Actualmente, Unión Europea pretende poner vacunas a disposición de los países afectados a modo de donaciones; sin embargo, según explica el Center for Disease Control de la Unión Africana, las 215 mil dosis aseguradas representan tan sólo una décima parte de lo que únicamente los Estados africanos requieren hasta fines de año. La filantropía no puede cerrar el abismo fundamental que se abre entre el modelo monopolista de la industria farmacéutica con su estricto sistema de patentes y la necesidad de producir las vacunas localmente.
Tal como ocurrió durante la pandemia de COVID, a los países se les continúa negando, al más puro estilo neocolonial, la posibilidad de producir ellos mismos sus vacunas. Según Bavarian Nordic, “la producción local de vacunas en África es impracticable desde el punto de vista tecnológico”. Esto es una falsedad. El grupo de interés alternativo Public Citizen realizó una investigación hace dos años, demostrando que la tecnología necesaria para la producción de vacunas contra el virus mpox ya existe en varios países del Sur Global y es utilizada en la vacuna contra el sarampión, cuyo costo es aproximadamente de cuatro dólares por dosis. Los requisitos faltantes serían la transferencia de tecnología y el intercambio libre de derechos de propiedad intelectual, los cuales serían posibles con licencias abiertas de la OMS. Sin embargo, actualmente sólo se está discutiendo un modelo para abastecer de vacunas a los países africanos. Ayoade Alakija, comisionado especial de este organismo, es un crítico de este modelo desde la pandemia de COVID: “No debería discutirse sobre la infantilización de África, sino sobre su decolonización”.

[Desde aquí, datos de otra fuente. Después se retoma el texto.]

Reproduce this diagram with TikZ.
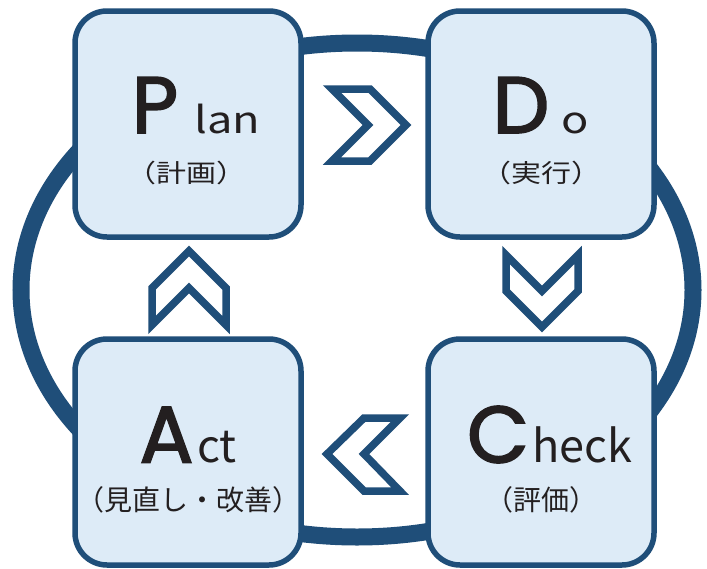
\documentclass[tikz,border=0pt]{standalone}
\usepackage{fontspec}
\newfontfamily\bigf[FakeBold=2.2]{Poppins}
\newfontfamily\jpf{Noto Sans CJK JP}
\definecolor{dkblue}{HTML}{1F4E79}
\definecolor{ltblue}{HTML}{DDEBF7}
\definecolor{ink}{HTML}{231F20}
\tikzset{
  stagebox/.style={draw=dkblue, line width=5.5pt, fill=ltblue, rounded corners=32pt,
    minimum width=226pt, minimum height=226pt, inner sep=0pt},
  chev/.style={draw=dkblue, line width=7.5pt, line join=miter, fill=white},
  bigletter/.style={anchor=base, inner sep=0pt, text=ink, font=\bigf\fontsize{80}{80}\selectfont},
  smalltop/.style={anchor=base west, inner sep=0pt, text=ink, font=\jpf\fontsize{37}{37}\selectfont, xscale=1.22},
  smallbot/.style={anchor=base west, inner sep=0pt, text=ink, font=\jpf\fontsize{45}{45}\selectfont},
  jptop/.style={anchor=base, inner sep=0pt, text=ink, font=\jpf\fontsize{25}{25}\selectfont, xscale=1.2},
  jpbot/.style={anchor=base, inner sep=0pt, text=ink, font=\jpf\fontsize{28}{28}\selectfont},
}
\begin{document}
\begin{tikzpicture}[x=1pt, y=-1pt]
\useasboundingbox[fill=white] (0,0) rectangle (707,568);
% ring
\draw[dkblue, line width=17pt] (357,290) ellipse [x radius=336pt, y radius=247pt];
% boxes
\node[stagebox] (plan)  at (188,124) {};
\node[stagebox] (do)    at (541,124) {};
\node[stagebox] (check) at (541,452) {};
\node[stagebox] (act)   at (188,452) {};
% chevrons
\draw[chev] (332,89) -- (370,89) -- (406,125) -- (370,161) -- (332,161) -- (368,125) -- cycle;
\draw[chev] (506,255) -- (542,291) -- (578,255) -- (578,291) -- (542,327) -- (506,291) -- cycle;
\draw[chev] (327,454) -- (364,418) -- (400,418) -- (364,454) -- (400,491) -- (364,491) -- cycle;
\draw[chev] (152,288) -- (189,251) -- (226,288) -- (226,325) -- (189,288) -- (152,325) -- cycle;
% texts
\node[bigletter] (pP) at (155,133) {P};
\node[smalltop]  (pS) at (194,133) {lan};
\node[jptop]     (pJ) at (186,182) {（計画）};
\node[bigletter] (dD) at (521,133) {D};
\node[smalltop]  (dS) at (561,133) {o};
\node[jptop]     (dJ) at (541,182) {（実行）};
\node[bigletter] (cC) at (498,462.5) {C};
\node[smallbot]  (cS) at (532,462.5) {heck};
\node[jpbot]     (cJ) at (541,510) {（評価）};
\node[bigletter] (aA) at (166.5,462.5) {A};
\node[smallbot]  (aS) at (197,462.5) {ct};
\node[jpbot]     (aJ) at (188,510) {（見直し・改善）};
\end{tikzpicture}
\end{document}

Ya hace 70 años, los países de Asia y África declararon que “ningún país puede aislarse del resto”, en el marco de la primera conferencia postcolonial en Bandung, Indonesia. Como respuesta, los países europeos cerraron filas e convirtieron su política de explotación y aislamiento en programa. El brote de mpox podría ofrecer a Alemania y Europa la oportunidad de actuar con horizontalidad al menos en el ámbito de la política sanitaria y poner así a disposición el conocimiento para la producción de vacunas. La confianza perdida podría compensarse haciendo posible una acción solidaria, internacional y coordinada durante crisis sanitarias mediante un acuerdo sobre pandemias. Los virus no conocen fronteras.